Construite sur des marécages au XVIIIe siècle et située à faible altitude, la Nouvelle-Orléans est l’une des villes américaines les plus exposées au changement climatique. Si la température de la planète et le niveau de la mer continuent d’augmenter, la côte lousianaise pourrait se retrouver sous l’eau. Face à ce risque, cet État, parmi les plus polluants des États-Unis, a adopté un plan climat en février dernier et a investi quatorze milliards de dollars dans des digues pour se protéger des ouragans.
“Ce n’est pas un système parfait mais ça diminue les risques”, observe le docteur Alex Kolker, professeur au marine consortium des Universités de Louisiane. “Le changement climatique rend tout le sud de la Louisiane vulnérable.”
Au total, ce sont 560 kilomètres de murs de six à huit mètres de hauteur qui encadrent la ville. Le dispositif a résisté en 2021 lors de la tempête Ida mais reste fragile. “Les digues ont constamment besoin de maintenance, expose Alex Kolker. Ici, on peut justement voir qu’une partie de la digue est en train de couler : ces deux parties ont été nivelées et il y a maintenant cinq centimètres de différence entre les deux”.
En plus des catastrophes naturelles, la Louisiane est soumise à une rapide montée des eaux. D’ici à 2050, le niveau de la mer devrait monter de soixante centimètres, selon l’Administration océanique et atmosphérique nationale.
“Si vous regardez là-bas, poursuit le docteur Alex Kolker, vous allez voir une poignée d’arbres morts. Avant, c’était une forêt de cyprès qui faisait tampon et protégeait la Nouvelle-Orléans des tempêtes, des ouragans et de l’eau.”
Recycler le verre pour reconstruire la côte
Face à cette situation, de nombreuses initiatives locales voient le jour. Une entreprise locale recycle ainsi le verre de la Nouvelle-Orléans pour le transformer en sable, dans l’espoir de reconstruire la côte. Alex Ward est le directeur des opérations de “glass half full”.
“Nous recevons environ quinze tonnes de verre par semaine, décrit-il. Tout ce qui est broyé tombe dans un entonnoir, les morceaux les plus lourds tombent directement dans un sac et c’est notre produit de sortie.”

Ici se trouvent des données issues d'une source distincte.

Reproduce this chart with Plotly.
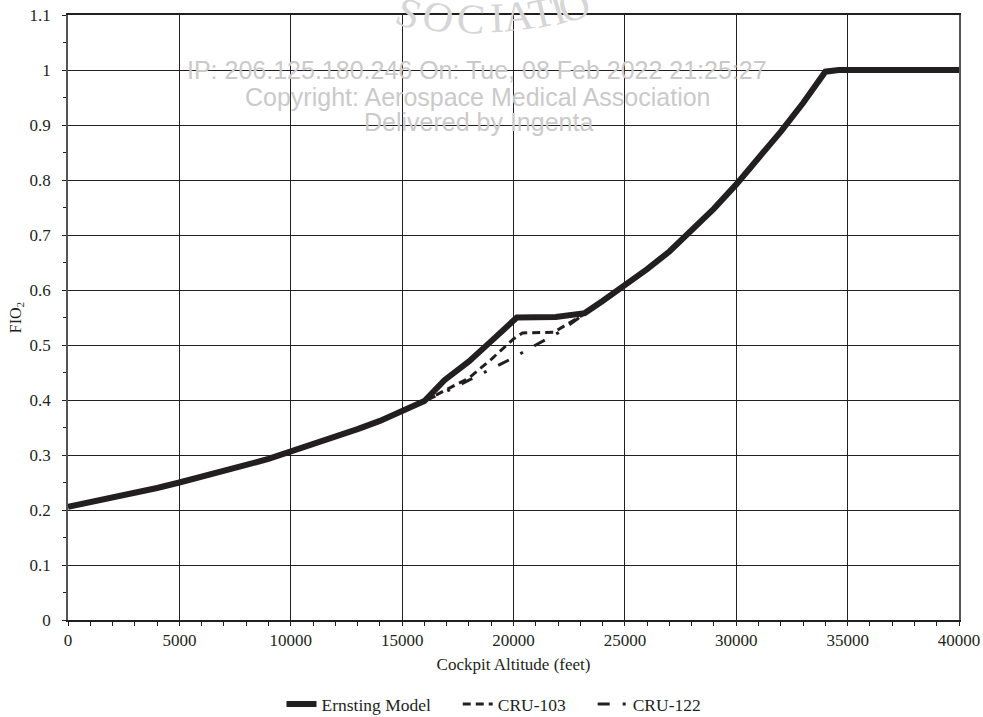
import plotly.graph_objects as go

# Ernsting Model
ern_alt = [0, 1000, 2000, 3000, 4000, 5000, 6000, 7000, 8000, 9000, 10000,
           11000, 12000, 13000, 14000, 15000, 16000, 16900, 18000, 19000, 20150,
           21900, 23200, 24000, 25000, 26000, 27000, 28000, 29000, 30000,
           31000, 32000, 33000, 34000, 34600, 40000]
ern_fio2 = [0.206, 0.214, 0.222, 0.231, 0.240, 0.250, 0.260, 0.271, 0.282, 0.293, 0.306,
            0.319, 0.332, 0.347, 0.362, 0.379, 0.398, 0.436, 0.470, 0.507, 0.550,
            0.551, 0.558, 0.580, 0.608, 0.638, 0.670, 0.708, 0.748, 0.792,
            0.838, 0.888, 0.940, 0.997, 1.0, 1.0]

# CRU-103
cru103_alt = [16000, 17000, 18000, 19000, 20000, 20400, 21800, 23200]
cru103_fio2 = [0.398, 0.419, 0.440, 0.474, 0.511, 0.522, 0.523, 0.557]

# CRU-122
cru122_alt = [16000, 17000, 18000, 19000, 20000, 21000, 22000, 23200]
cru122_fio2 = [0.398, 0.416, 0.436, 0.457, 0.477, 0.500, 0.522, 0.557]

x_ticks = [0, 5000, 10000, 15000, 20000, 25000, 30000, 35000, 40000]

FONT = "Liberation Serif, Times New Roman, serif"
INK = "#231f20"
FS = 17
W, H = 983, 717
GAP = "\u00a0" * 5

fig = go.Figure()
fig.add_trace(go.Scatter(x=ern_alt, y=ern_fio2, mode="lines", name="Ernsting Model" + GAP,
                         line=dict(color=INK, width=6)))
fig.add_trace(go.Scatter(x=cru103_alt, y=cru103_fio2, mode="lines", name="CRU-103" + GAP,
                         line=dict(color=INK, width=3, dash="8px,5px")))
fig.add_trace(go.Scatter(x=cru122_alt, y=cru122_fio2, mode="lines", name="CRU-122",
                         line=dict(color=INK, width=3, dash="12px,13px,3px,13px")))

PL, PR, PT, PB = 68, 959, 15, 620


def px(xp, yp):
    return (xp - PL) / (PR - PL), (PB - yp) / (PB - PT)


SANS = "Liberation Sans, Arial, sans-serif"
watermark = [
    ("IP: 206.125.180.246 On: Tue, 08 Feb 2022 21:25:27", 477, 70),
    ("Copyright: Aerospace Medical Association", 478, 97),
    ("Delivered by Ingenta", 478, 122),
]
for txt, xp, yp in watermark:
    ax_, ay_ = px(xp, yp)
    fig.add_annotation(text=txt, xref="paper", yref="paper", x=ax_, y=ay_,
                       showarrow=False, xanchor="center", yanchor="middle",
                       font=dict(family=SANS, size=25, color="#cacaca"))

# arc of the society logo watermark at the top (letter, x px, y px, angle)
logo_letters = [("S", 408, 13, 20), ("O", 438, 17, 14), ("C", 471, 19, 5),
                ("I", 497, 18, -2), ("A", 518, 16, -7), ("T", 542, 13, -13),
                ("I", 558, 10, -17), ("O", 574, 6, -22)]
for ch, xp, yp, ang in logo_letters:
    ax_, ay_ = px(xp, yp)
    fig.add_annotation(text=ch, xref="paper", yref="paper", x=ax_, y=ay_,
                       showarrow=False, xanchor="center", yanchor="middle",
                       textangle=ang,
                       font=dict(family=FONT, size=42, color="#d6d6d6"))

fig.update_layout(
    width=W, height=H,
    margin=dict(l=PL, r=W - PR, t=PT, b=H - PB),
    paper_bgcolor="white", plot_bgcolor="white",
    font=dict(family=FONT, size=FS, color=INK),
    showlegend=True,
    legend=dict(orientation="h", xref="paper", yref="container",
                x=(494 - PL) / (PR - PL), xanchor="center",
                y=(H - 704) / H, yanchor="middle",
                font=dict(family=FONT, size=17.5, color=INK),
                tracegroupgap=0, borderwidth=0),
)
fig.update_xaxes(
    range=[0, 40000], tickvals=x_ticks, ticktext=[str(v) for v in x_ticks],
    showgrid=True, gridcolor=INK, gridwidth=1,
    showline=True, linecolor=INK, linewidth=1.5, mirror=True,
    ticks="outside", ticklen=4, tickcolor=INK, ticklabelstandoff=0,
    minor=dict(dtick=1000, ticks="outside", ticklen=4, tickcolor=INK, showgrid=False),
    zeroline=False, automargin=False,
    title=dict(text="Cockpit Altitude (feet)", font=dict(family=FONT, size=FS), standoff=9),
    tickfont=dict(family=FONT, size=FS),
)
fig.update_yaxes(
    range=[0, 1.1], dtick=0.1, tick0=0,
    showgrid=True, gridcolor=INK, gridwidth=1,
    showline=True, linecolor="#555555", linewidth=1.5, mirror=True,
    ticks="outside", ticklen=4, tickcolor=INK, ticklabelstandoff=8,
    minor=dict(dtick=0.05, ticks="outside", ticklen=3, tickcolor=INK, showgrid=False),
    zeroline=False, automargin=False,
    title=dict(text="FIO<sub>2</sub>", font=dict(family=FONT, size=FS - 1), standoff=4),
    tickfont=dict(family=FONT, size=FS),
)

fig.write_html("out.html", config={"displayModeBar": False},
               post_script="document.body.style.margin='0';")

Le sable récolté est ensuite mis dans des sacs en toile de jute qui se désagrègent au bout de 6 mois et permettent aux nouveaux matériaux de s’intégrer à l’environnement. 1 250 tonnes de verre ont déjà été recyclées par Alex et ses collègues. Mais cela ne suffit pas.

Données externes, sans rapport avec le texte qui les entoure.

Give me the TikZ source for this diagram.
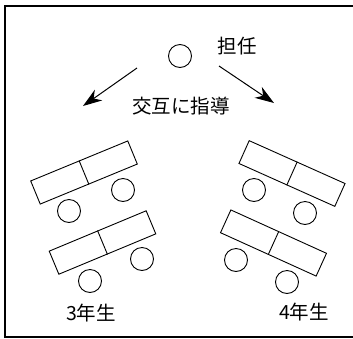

“La côte louisianaise perd l’équivalent d’un terrain de foot de terre toutes les 100 minutes, déplore l’entrepreneur. On ne peut pas remplacer ça, mais on peut ralentir l’érosion en déployant notre sable à des endroits stratégiques.”
Trois fois par semaine, les riverains viennent donc déposer leurs bouteilles. 1 000 tonnes de verre transformées en sable peuvent, bien réparties, changer la trajectoire d’un marais. L’entreprise d’Alex Ward est soutenue par plusieurs habitants.
“Il y a toujours eu des oppositions à la restauration de la côte en Louisiane, témoigne un riverain venu déposer son verre. Toute ma vie, ça a été sujet à débat, alors la voir aujourd’hui disparaître est un choc. Ces gars-là mènent le combat, moi je le fais aussi en recyclant et en allant voter.”
Le 8 novembre prochain, les Louisianais sont attendus aux urnes pour voter aux élections de mi-mandat. Mais seule la moitié des électeurs considère le climat comme l’une de ses priorités, selon un sondage Washington Post/ABC News.